--- Begin Available data ---

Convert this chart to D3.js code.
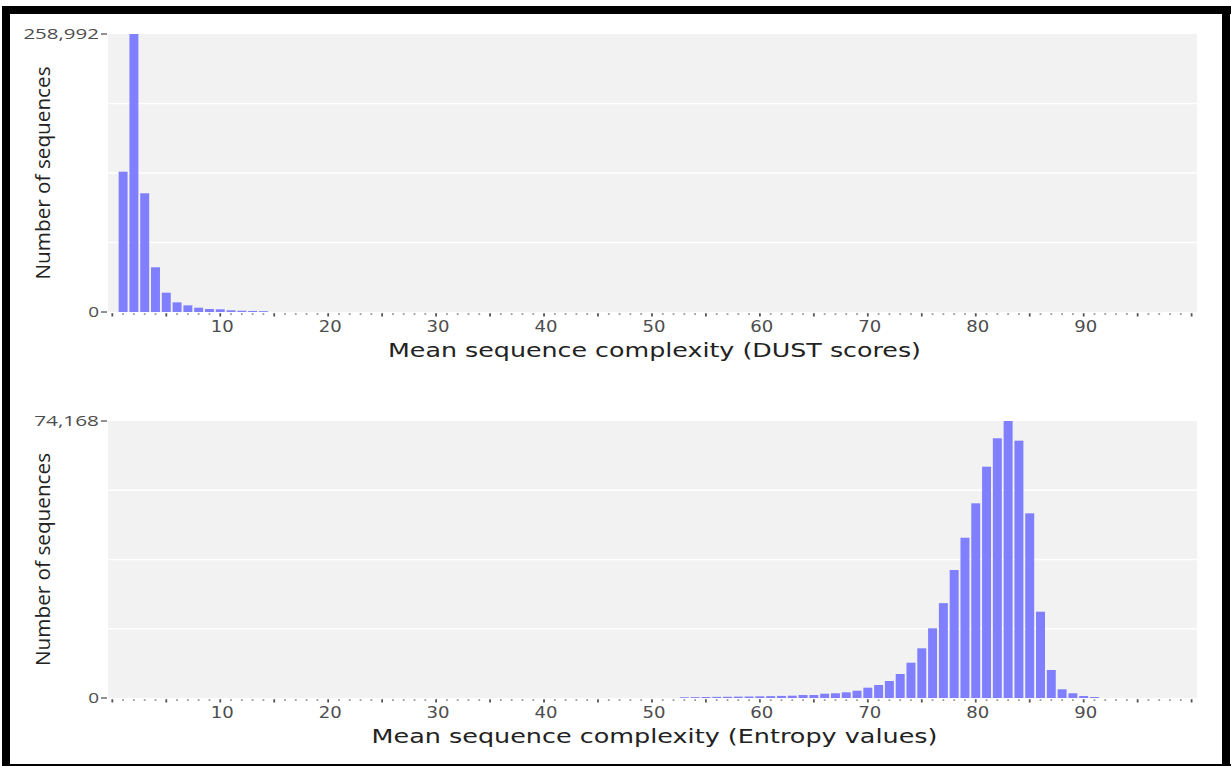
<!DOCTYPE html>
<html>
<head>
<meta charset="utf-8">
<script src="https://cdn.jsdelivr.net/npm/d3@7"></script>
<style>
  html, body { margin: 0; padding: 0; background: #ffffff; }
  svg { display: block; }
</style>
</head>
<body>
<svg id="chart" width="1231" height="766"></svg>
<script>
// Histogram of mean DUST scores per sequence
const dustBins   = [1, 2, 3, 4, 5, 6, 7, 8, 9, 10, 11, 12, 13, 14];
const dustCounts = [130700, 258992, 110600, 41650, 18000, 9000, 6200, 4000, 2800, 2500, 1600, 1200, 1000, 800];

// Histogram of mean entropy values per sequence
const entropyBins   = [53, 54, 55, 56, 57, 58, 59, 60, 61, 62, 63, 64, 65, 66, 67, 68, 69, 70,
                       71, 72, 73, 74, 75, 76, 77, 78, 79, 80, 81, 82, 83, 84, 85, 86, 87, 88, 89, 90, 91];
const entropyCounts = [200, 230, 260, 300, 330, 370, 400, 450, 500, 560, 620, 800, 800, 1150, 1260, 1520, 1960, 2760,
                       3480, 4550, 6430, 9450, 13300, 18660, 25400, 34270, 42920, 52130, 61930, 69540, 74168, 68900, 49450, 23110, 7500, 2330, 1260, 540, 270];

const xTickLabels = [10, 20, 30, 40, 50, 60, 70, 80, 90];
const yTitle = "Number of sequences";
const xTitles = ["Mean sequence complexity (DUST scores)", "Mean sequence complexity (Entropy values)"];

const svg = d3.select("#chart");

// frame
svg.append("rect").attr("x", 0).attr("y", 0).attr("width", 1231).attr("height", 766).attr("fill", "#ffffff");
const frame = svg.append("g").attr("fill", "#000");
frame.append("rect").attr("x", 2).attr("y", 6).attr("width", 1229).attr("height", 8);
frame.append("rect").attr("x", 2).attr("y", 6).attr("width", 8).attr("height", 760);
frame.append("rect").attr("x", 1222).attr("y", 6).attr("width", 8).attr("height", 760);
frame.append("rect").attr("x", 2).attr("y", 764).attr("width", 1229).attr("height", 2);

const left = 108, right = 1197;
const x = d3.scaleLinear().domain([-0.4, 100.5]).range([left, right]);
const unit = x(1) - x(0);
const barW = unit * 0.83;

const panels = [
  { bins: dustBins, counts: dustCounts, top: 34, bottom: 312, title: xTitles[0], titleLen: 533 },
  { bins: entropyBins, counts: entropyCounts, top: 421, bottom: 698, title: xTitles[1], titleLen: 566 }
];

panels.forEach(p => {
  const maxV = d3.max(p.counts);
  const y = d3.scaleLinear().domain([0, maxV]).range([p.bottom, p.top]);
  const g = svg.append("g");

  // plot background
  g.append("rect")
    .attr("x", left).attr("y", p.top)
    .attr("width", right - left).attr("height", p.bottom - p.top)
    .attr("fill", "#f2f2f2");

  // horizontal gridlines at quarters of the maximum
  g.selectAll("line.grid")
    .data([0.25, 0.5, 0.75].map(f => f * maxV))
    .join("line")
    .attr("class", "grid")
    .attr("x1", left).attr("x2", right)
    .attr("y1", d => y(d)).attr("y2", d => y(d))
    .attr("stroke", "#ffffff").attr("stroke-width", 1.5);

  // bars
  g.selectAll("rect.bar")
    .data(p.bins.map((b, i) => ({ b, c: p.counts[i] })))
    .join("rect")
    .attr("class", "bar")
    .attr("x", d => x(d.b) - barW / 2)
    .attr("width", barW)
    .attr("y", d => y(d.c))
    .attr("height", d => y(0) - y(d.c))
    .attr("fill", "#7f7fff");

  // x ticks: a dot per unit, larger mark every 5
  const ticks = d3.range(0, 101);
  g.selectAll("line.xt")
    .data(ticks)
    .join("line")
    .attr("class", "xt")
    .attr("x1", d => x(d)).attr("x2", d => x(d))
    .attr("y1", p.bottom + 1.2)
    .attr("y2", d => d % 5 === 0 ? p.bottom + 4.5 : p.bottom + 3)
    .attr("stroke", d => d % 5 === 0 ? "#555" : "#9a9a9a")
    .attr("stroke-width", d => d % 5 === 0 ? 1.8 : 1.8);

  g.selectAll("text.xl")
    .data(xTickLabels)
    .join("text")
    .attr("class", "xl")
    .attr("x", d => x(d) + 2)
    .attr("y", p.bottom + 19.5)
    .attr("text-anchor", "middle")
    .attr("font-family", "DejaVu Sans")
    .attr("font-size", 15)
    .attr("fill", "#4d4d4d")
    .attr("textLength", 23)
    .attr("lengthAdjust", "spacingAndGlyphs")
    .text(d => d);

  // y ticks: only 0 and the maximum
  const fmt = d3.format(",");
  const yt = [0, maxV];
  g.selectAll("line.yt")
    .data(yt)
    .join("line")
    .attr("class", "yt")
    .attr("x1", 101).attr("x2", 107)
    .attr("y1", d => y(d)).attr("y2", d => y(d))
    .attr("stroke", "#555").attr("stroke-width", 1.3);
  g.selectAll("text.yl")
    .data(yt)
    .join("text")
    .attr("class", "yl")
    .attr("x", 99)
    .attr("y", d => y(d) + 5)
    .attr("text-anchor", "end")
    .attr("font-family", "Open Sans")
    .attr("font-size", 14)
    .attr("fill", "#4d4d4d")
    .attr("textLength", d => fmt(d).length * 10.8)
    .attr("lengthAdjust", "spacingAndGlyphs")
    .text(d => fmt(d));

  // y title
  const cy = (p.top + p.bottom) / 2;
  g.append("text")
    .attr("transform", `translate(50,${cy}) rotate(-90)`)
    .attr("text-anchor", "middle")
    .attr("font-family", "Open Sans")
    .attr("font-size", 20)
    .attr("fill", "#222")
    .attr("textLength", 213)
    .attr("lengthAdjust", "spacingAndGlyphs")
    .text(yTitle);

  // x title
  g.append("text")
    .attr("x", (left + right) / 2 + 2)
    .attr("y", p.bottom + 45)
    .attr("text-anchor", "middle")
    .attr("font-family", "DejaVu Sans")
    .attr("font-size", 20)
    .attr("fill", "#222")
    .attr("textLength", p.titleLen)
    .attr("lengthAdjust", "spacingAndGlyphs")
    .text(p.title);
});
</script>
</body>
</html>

--- End Available data ---
--- Begin Available data ---

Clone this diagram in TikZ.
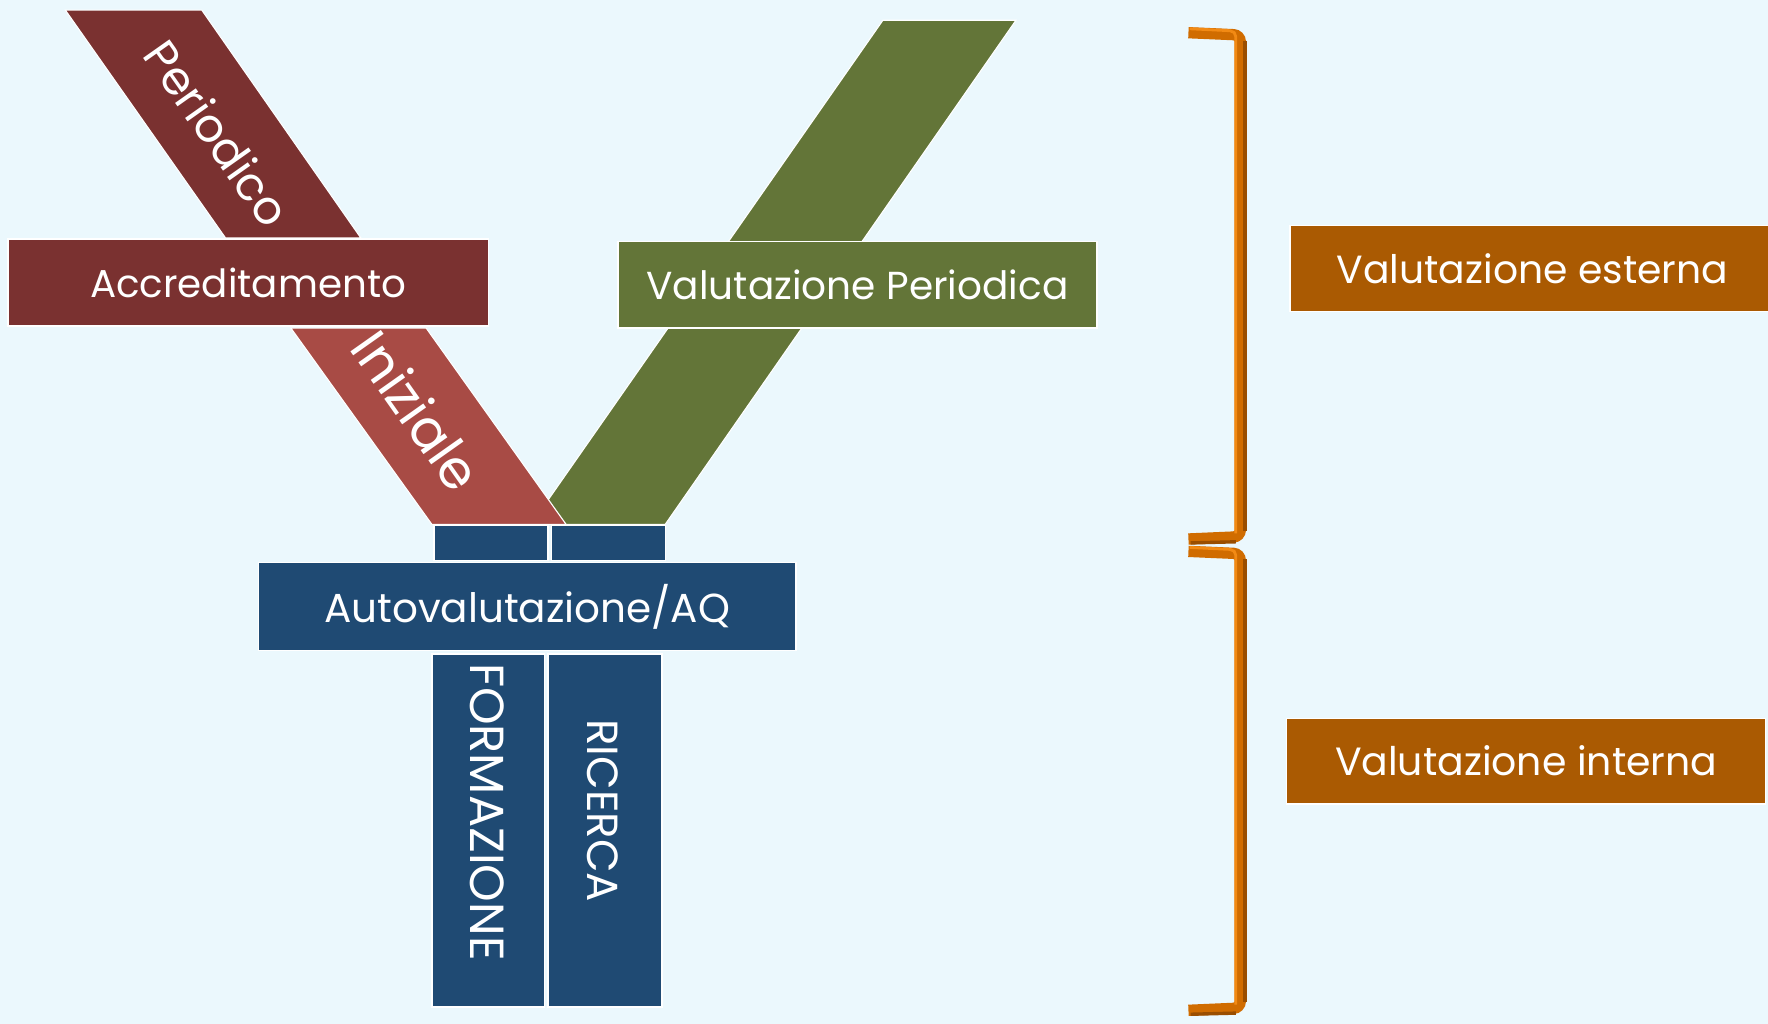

--- End Available data ---
--- Begin Available data ---

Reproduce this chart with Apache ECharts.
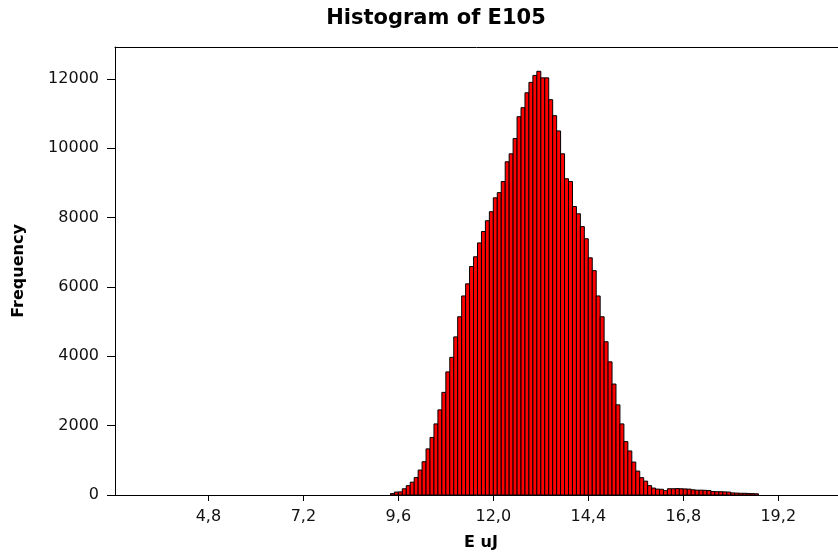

--- End Available data ---

* Exercise aim *
Give back only the lines from the one holding "Convert this chart to D3.js code." through the one holding "1200, 1000, 800];", both kept, exactly as written. Omit the images.

* Output *
Convert this chart to D3.js code.
<!DOCTYPE html>
<html>
<head>
<meta charset="utf-8">
<script src="https://cdn.jsdelivr.net/npm/d3@7"></script>
<style>
  html, body { margin: 0; padding: 0; background: #ffffff; }
  svg { display: block; }
</style>
</head>
<body>
<svg id="chart" width="1231" height="766"></svg>
<script>
// Histogram of mean DUST scores per sequence
const dustBins   = [1, 2, 3, 4, 5, 6, 7, 8, 9, 10, 11, 12, 13, 14];
const dustCounts = [130700, 258992, 110600, 41650, 18000, 9000, 6200, 4000, 2800, 2500, 1600, 1200, 1000, 800];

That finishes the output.